"I'd met Ramon in the jail six years earlier. It was a night when I had invited the gathering of inmates to take a shot at Jesus's command to bless and pray for our enemies.
" 'How many of you have enemies?' I had asked the circle of men. Many men closed their eyes and snorted while raising scarred hands and arms. Men told stories of family members who had abused them, of gang rivals who had shot their friends and put them in hospitals, of old friends who had slept with their wives and stolen everything they'd had. Some said they were their own worst enemies.
" 'But no one forgives,' said a brawny biker-type with tattooed barrels for forearms as he threw his chin up. 'That's not how the world works.' He was right, I said. I knew, for a formal example, that forgiveness was never a legal option in a court of law; it is unauthorized and unrecognized as a course of action. I said true forgiveness was a way, then, to defy the world, to go against its rules entirely.
"Ramon stared at the concrete floor and said he wanted to forgive the man who'd killed his brother months earlier back home in Juarez. He also wanted to pray for the young woman whose false accusations of abduction and rape had landed him in there, where he currently faced thirty years in prison. Ramon, the short twenty-something with curly hair from a violent border town, was the only man who wept that night in the circle of condemned men as he forgave.
"The following week he tore into the large room where we meet, before all the other inmates, to tell me 'it worked!' I was confused; I hadn't expected any functional results to follow the act of forgiveness. But this was the first of many forgiveness miracles I witnessed in the jail. Ramon told me how the morning after forgiving and blessing his accuser, he received a call in the jail block from his lawyer: a handwritten letter from the young woman had appeared inside their office drop slot that morning, a full confession of her involvement at the party, her shame, and the reasons for her false testimony against several men who had seen her that night. The experience changed the direction of Ramon's life. He was free within weeks. He'd evaded the social dumpster.
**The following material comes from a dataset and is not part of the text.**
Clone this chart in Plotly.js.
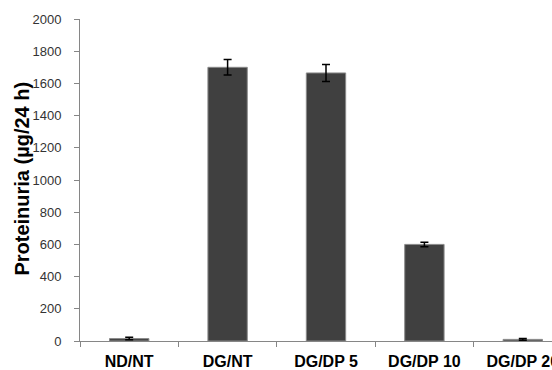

"Over the next two years I saw him only intermittently. Then, one day, a maroon convertible Mustang roared up next to me at a stoplight, and I recognized the laughing young man with an outstretched arm hung over the wheel, three young women in the car with him, their hair flying around him in the summer air. He wore a bright gold chain around his neck. I called his name from my old Volvo sedan, but they could not hear me over the music. The next time I saw Ramon he was knocking on the back door of our ministry apartment late at night. I poured him coffee, but it sat cold next to him as he rubbed his brow and confessed many things. He disappeared for another year. When he returned, it was to move in for good.
"This was his short speech, like an aspiring monk at the monastery gate: 'I've got a house. I've got a job. I'm not homeless or a junkie or anything. I'm just tired of being an asshole and wasting my money on stupid shit. I want to move in here and learn, with you all, a new way to live.'
"Never in all my years growing up in American churches had I heard such a perfect summary repentance."